■ TASK TO COMPLETE ■
Exactly reproduce the lines of the listing below from the one containing "Clone this chart in Apache ECharts." through the one containing "const AXIS_SQUEEZE = 0.66, TEXT_SQUEEZE". Skip the images.

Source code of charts
★ ★ ★ ★
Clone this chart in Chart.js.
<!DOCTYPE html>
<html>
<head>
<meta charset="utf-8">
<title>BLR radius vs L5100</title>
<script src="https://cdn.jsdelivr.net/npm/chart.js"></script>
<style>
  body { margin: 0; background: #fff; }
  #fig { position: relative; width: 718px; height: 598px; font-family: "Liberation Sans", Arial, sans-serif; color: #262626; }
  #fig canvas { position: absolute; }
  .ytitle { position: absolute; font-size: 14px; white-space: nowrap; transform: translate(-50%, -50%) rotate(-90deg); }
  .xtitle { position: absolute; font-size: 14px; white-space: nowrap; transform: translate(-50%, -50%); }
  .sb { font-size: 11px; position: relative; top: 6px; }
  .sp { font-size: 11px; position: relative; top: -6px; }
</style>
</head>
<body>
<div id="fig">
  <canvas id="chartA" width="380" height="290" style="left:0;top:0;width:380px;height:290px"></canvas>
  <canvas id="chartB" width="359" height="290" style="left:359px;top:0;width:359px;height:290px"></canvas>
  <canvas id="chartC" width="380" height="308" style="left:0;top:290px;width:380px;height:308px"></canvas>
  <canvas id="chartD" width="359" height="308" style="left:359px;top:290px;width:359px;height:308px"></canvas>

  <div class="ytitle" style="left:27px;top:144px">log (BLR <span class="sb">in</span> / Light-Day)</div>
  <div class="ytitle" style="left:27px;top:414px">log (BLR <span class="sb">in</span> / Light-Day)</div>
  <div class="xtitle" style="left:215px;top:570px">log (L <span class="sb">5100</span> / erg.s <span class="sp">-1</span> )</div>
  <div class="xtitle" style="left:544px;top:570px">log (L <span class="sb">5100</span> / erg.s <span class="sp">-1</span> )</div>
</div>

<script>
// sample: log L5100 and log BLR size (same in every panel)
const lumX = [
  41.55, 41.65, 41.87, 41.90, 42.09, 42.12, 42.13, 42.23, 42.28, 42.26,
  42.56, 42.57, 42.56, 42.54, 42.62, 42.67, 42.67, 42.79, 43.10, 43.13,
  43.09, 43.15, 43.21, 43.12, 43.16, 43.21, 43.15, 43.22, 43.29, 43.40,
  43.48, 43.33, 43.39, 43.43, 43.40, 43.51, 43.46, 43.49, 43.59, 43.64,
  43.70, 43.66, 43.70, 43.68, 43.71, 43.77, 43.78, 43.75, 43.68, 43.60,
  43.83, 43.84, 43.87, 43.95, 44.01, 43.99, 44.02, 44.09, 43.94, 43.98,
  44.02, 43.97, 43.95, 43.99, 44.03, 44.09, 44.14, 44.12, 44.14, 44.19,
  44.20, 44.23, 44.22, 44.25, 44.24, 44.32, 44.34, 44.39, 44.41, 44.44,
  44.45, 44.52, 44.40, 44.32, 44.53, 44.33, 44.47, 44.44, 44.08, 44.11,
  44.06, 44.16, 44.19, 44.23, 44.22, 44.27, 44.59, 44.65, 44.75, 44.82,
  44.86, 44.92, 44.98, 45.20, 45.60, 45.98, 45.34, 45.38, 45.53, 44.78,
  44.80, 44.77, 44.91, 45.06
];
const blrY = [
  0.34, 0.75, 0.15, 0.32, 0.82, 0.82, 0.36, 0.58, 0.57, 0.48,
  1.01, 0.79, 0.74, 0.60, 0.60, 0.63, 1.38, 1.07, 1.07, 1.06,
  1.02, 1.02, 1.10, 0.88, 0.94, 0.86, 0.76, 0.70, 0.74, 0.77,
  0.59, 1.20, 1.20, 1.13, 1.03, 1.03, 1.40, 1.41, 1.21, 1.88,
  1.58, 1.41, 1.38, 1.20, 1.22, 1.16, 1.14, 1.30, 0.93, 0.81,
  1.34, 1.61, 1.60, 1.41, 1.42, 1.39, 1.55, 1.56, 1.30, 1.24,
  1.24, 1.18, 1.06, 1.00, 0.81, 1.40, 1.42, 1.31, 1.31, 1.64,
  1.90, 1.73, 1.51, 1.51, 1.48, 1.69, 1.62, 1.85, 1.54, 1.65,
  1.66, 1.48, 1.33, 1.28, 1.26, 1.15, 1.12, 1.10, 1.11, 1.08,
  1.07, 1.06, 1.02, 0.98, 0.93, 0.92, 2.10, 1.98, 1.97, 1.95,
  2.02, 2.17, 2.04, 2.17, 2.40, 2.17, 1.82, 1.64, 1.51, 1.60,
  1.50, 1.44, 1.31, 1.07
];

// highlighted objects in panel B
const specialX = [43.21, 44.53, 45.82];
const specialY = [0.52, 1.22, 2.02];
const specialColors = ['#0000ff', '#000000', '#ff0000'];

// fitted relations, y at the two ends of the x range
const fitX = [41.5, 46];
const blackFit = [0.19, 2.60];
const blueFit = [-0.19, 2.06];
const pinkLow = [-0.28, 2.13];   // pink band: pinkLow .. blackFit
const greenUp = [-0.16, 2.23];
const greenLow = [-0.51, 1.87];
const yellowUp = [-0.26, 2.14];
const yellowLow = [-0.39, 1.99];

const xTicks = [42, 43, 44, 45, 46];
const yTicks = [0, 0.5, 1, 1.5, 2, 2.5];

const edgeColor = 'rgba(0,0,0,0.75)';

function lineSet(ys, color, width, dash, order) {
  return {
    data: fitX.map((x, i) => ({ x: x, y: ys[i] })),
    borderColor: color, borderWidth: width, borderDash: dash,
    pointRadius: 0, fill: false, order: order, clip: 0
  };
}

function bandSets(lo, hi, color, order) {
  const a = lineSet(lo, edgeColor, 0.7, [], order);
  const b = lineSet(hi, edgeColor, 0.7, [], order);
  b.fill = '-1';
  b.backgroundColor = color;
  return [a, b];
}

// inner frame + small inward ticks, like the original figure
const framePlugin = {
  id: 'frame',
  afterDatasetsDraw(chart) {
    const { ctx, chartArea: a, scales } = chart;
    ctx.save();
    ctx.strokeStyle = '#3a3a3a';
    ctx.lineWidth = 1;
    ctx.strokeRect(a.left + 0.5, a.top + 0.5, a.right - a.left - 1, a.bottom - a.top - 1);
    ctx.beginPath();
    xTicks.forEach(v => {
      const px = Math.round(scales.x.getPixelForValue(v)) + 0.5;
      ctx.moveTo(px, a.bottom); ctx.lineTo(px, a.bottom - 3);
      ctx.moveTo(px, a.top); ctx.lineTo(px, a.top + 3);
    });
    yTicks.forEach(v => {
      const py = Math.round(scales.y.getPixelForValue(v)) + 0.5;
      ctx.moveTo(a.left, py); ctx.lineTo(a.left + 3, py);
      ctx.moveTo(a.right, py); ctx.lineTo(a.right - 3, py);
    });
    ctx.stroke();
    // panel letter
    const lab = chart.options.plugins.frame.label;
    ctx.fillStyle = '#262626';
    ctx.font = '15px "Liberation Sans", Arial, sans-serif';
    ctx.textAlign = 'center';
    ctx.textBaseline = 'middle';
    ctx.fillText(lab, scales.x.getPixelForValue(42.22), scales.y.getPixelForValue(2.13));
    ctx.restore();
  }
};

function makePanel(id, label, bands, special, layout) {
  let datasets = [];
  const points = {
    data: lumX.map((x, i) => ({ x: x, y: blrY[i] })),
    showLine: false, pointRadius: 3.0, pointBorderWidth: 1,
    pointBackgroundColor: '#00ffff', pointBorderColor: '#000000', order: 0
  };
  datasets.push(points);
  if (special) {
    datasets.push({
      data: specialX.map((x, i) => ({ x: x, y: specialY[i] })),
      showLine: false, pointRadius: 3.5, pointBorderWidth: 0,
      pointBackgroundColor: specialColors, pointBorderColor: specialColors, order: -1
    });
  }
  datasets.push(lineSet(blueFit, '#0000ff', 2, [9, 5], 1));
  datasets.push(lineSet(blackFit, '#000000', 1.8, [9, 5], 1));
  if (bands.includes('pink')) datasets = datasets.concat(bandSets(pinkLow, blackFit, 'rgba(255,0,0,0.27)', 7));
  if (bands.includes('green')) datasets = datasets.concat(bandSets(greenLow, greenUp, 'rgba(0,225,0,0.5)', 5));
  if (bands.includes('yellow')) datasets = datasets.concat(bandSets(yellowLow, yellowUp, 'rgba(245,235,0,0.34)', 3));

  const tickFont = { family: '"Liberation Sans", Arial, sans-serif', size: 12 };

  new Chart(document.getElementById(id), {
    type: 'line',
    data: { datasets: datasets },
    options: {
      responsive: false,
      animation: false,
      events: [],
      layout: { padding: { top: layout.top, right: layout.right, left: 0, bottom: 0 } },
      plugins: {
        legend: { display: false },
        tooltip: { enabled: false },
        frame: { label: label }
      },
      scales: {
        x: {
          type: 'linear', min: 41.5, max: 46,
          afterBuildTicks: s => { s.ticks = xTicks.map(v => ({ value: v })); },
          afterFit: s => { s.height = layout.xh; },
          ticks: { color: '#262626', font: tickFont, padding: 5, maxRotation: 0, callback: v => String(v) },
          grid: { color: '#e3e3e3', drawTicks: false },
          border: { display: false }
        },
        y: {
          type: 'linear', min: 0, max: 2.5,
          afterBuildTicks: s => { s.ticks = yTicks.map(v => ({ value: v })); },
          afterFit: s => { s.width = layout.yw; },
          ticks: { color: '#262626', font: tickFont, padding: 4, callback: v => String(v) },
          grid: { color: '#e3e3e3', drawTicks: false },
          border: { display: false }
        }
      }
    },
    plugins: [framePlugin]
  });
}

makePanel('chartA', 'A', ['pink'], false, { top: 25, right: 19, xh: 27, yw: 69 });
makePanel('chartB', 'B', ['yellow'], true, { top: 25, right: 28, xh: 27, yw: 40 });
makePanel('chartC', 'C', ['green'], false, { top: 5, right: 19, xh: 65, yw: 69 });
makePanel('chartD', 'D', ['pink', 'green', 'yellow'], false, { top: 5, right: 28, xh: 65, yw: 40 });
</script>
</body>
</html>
★ ★ ★ ★
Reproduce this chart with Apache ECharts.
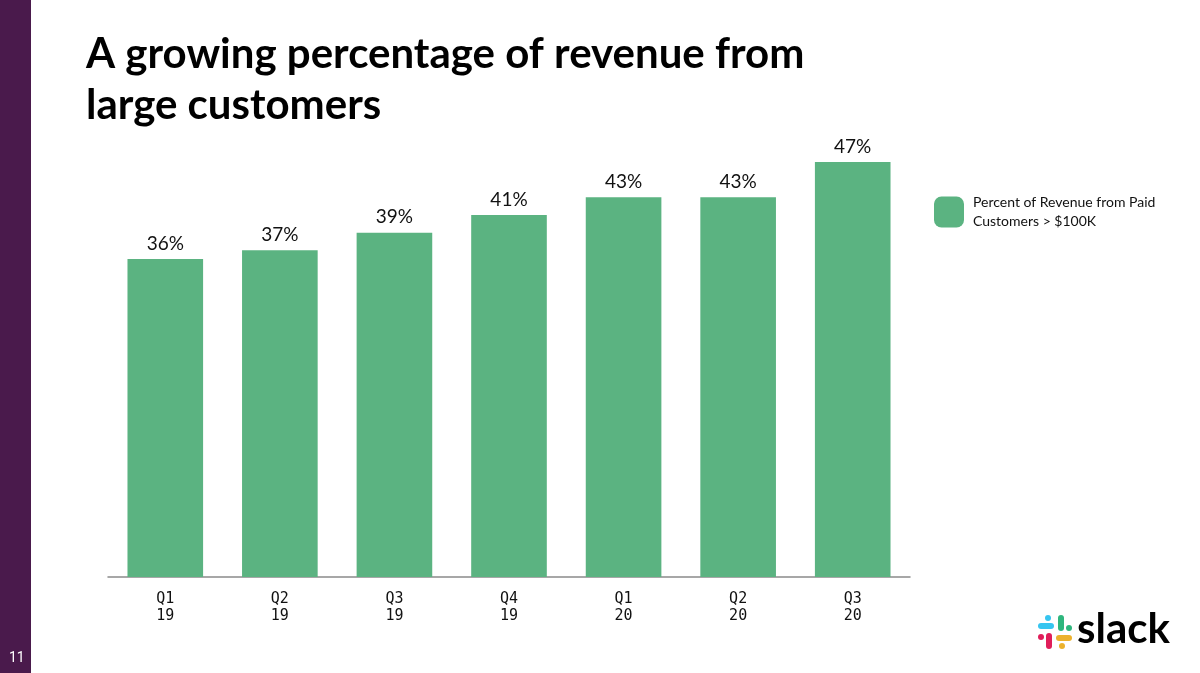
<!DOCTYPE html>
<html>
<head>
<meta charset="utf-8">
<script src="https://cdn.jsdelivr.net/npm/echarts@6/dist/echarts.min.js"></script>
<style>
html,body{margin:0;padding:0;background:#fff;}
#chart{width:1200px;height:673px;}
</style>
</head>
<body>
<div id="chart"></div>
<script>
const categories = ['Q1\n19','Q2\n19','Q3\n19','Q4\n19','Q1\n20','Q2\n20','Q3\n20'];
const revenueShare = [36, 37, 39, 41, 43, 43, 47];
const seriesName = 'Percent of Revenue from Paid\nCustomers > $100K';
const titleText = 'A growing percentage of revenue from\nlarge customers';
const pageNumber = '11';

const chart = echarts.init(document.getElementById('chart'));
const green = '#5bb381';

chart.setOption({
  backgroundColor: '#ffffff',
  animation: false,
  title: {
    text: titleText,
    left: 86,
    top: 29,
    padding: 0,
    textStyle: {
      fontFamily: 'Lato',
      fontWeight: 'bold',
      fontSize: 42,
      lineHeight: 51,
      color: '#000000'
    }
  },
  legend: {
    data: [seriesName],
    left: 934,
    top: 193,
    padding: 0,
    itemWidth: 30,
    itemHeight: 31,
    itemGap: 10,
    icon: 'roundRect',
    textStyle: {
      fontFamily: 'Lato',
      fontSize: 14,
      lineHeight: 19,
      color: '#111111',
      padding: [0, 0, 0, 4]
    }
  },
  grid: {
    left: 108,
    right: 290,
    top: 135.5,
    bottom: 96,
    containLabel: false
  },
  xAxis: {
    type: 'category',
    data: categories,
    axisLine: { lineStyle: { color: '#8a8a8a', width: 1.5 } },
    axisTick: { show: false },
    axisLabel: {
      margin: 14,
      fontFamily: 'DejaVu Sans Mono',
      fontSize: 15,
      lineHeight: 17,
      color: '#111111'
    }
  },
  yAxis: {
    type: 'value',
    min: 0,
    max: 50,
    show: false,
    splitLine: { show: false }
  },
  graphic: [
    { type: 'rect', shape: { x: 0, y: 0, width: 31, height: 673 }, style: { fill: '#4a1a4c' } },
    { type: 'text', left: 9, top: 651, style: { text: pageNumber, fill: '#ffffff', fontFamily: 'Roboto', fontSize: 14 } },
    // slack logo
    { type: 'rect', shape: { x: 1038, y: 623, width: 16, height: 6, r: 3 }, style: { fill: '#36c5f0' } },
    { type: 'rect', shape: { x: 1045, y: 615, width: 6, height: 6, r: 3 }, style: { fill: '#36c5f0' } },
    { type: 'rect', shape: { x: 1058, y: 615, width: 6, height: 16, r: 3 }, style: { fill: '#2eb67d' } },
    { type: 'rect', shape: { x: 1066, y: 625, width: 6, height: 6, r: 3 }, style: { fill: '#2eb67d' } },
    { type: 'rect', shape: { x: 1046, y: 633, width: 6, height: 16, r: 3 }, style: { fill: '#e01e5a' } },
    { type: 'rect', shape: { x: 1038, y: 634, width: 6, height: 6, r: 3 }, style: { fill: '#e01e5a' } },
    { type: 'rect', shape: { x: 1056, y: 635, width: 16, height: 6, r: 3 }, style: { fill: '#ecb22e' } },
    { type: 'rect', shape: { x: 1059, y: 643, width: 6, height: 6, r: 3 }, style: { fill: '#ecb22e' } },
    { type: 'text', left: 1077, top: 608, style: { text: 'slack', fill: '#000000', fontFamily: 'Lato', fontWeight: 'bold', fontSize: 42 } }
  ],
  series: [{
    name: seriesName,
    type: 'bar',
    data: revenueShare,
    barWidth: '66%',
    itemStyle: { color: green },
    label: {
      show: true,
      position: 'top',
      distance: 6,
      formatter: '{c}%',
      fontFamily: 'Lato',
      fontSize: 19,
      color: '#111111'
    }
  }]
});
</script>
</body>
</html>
★ ★ ★ ★
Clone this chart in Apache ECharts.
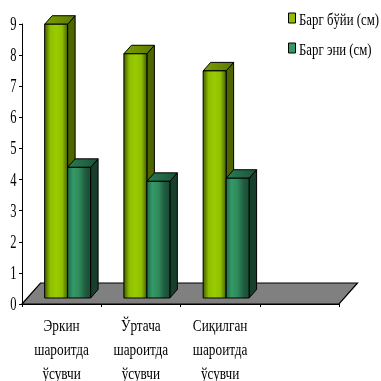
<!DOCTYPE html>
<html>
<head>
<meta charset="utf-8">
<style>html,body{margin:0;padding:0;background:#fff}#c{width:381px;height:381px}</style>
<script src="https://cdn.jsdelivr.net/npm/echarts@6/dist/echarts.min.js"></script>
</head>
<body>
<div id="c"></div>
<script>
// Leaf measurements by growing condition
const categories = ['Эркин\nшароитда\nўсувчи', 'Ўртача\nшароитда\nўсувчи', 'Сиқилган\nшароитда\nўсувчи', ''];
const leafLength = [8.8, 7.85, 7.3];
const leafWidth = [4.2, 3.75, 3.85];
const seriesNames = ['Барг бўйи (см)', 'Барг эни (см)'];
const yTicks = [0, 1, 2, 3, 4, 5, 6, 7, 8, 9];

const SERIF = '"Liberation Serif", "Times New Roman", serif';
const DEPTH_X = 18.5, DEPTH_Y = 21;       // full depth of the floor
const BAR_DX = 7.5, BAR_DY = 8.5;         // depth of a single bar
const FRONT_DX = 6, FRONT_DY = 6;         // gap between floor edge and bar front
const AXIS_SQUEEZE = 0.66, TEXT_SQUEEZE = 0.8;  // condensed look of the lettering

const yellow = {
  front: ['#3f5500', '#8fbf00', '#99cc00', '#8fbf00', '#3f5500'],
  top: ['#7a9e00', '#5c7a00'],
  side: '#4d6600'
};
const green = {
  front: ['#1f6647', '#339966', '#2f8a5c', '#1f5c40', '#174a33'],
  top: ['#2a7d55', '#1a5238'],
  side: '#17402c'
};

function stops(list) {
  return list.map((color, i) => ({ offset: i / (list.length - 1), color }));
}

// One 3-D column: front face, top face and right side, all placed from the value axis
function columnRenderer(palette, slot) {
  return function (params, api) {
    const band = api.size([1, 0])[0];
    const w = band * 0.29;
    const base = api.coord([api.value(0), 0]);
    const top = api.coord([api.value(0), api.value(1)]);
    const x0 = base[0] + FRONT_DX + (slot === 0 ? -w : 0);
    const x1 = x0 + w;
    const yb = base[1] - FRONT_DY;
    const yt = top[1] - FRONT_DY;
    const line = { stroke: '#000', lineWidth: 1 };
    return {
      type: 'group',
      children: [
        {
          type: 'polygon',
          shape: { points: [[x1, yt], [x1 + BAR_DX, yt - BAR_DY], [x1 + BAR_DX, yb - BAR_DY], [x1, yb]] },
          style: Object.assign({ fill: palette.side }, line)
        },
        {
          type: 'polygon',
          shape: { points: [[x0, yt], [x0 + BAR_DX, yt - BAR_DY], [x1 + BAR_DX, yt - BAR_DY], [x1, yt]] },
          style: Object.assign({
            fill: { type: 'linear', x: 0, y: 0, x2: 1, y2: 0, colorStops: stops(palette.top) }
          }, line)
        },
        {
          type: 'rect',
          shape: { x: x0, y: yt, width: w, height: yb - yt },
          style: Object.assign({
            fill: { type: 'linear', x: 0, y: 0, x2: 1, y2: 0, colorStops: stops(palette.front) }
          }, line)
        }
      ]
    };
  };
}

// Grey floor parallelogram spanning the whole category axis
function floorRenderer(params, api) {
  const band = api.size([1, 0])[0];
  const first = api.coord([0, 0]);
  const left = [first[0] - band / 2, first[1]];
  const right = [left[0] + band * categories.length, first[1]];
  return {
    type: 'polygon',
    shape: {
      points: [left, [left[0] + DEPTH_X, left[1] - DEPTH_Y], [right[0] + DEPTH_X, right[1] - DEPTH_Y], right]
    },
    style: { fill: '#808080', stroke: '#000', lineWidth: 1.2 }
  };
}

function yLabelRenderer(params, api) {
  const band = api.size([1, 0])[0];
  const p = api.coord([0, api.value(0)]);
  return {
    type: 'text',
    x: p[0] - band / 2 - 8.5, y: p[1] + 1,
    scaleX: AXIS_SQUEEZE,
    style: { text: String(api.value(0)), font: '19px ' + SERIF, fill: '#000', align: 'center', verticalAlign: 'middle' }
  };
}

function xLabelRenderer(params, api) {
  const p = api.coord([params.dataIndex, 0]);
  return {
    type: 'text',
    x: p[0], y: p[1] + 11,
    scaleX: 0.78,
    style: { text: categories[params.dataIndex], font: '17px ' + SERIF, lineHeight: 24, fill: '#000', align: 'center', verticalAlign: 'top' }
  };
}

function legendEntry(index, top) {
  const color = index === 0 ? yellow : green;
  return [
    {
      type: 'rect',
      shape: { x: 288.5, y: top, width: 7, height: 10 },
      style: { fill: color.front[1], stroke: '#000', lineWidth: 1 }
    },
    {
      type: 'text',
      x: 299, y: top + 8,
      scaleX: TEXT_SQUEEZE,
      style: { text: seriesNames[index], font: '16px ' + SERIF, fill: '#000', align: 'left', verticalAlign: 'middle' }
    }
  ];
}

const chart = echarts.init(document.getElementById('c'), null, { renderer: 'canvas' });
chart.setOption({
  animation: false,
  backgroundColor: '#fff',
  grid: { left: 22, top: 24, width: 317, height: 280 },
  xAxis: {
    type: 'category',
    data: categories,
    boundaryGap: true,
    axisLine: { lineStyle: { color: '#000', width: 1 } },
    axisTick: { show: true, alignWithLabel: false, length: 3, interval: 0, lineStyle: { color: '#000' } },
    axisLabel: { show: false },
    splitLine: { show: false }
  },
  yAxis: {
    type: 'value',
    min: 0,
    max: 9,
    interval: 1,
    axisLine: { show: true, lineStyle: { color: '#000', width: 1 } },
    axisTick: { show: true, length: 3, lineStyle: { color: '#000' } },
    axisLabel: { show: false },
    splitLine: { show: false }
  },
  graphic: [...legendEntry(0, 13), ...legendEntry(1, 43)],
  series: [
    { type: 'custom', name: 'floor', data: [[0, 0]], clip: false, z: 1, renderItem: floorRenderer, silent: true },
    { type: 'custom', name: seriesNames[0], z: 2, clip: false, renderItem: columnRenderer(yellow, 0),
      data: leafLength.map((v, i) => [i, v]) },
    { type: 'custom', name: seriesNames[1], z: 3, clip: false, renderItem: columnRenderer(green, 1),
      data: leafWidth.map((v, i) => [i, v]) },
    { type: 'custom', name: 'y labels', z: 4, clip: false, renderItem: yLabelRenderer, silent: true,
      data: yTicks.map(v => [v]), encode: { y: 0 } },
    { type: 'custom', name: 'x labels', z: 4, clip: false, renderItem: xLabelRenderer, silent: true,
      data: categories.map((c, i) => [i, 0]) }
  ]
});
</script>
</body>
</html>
★ ★ ★ ★
■ REPLY ■
Clone this chart in Apache ECharts.
<!DOCTYPE html>
<html>
<head>
<meta charset="utf-8">
<style>html,body{margin:0;padding:0;background:#fff}#c{width:381px;height:381px}</style>
<script src="https://cdn.jsdelivr.net/npm/echarts@6/dist/echarts.min.js"></script>
</head>
<body>
<div id="c"></div>
<script>
// Leaf measurements by growing condition
const categories = ['Эркин\nшароитда\nўсувчи', 'Ўртача\nшароитда\nўсувчи', 'Сиқилган\nшароитда\nўсувчи', ''];
const leafLength = [8.8, 7.85, 7.3];
const leafWidth = [4.2, 3.75, 3.85];
const seriesNames = ['Барг бўйи (см)', 'Барг эни (см)'];
const yTicks = [0, 1, 2, 3, 4, 5, 6, 7, 8, 9];

const SERIF = '"Liberation Serif", "Times New Roman", serif';
const DEPTH_X = 18.5, DEPTH_Y = 21;       // full depth of the floor
const BAR_DX = 7.5, BAR_DY = 8.5;         // depth of a single bar
const FRONT_DX = 6, FRONT_DY = 6;         // gap between floor edge and bar front
const AXIS_SQUEEZE = 0.66, TEXT_SQUEEZE = 0.8;  // condensed look of the lettering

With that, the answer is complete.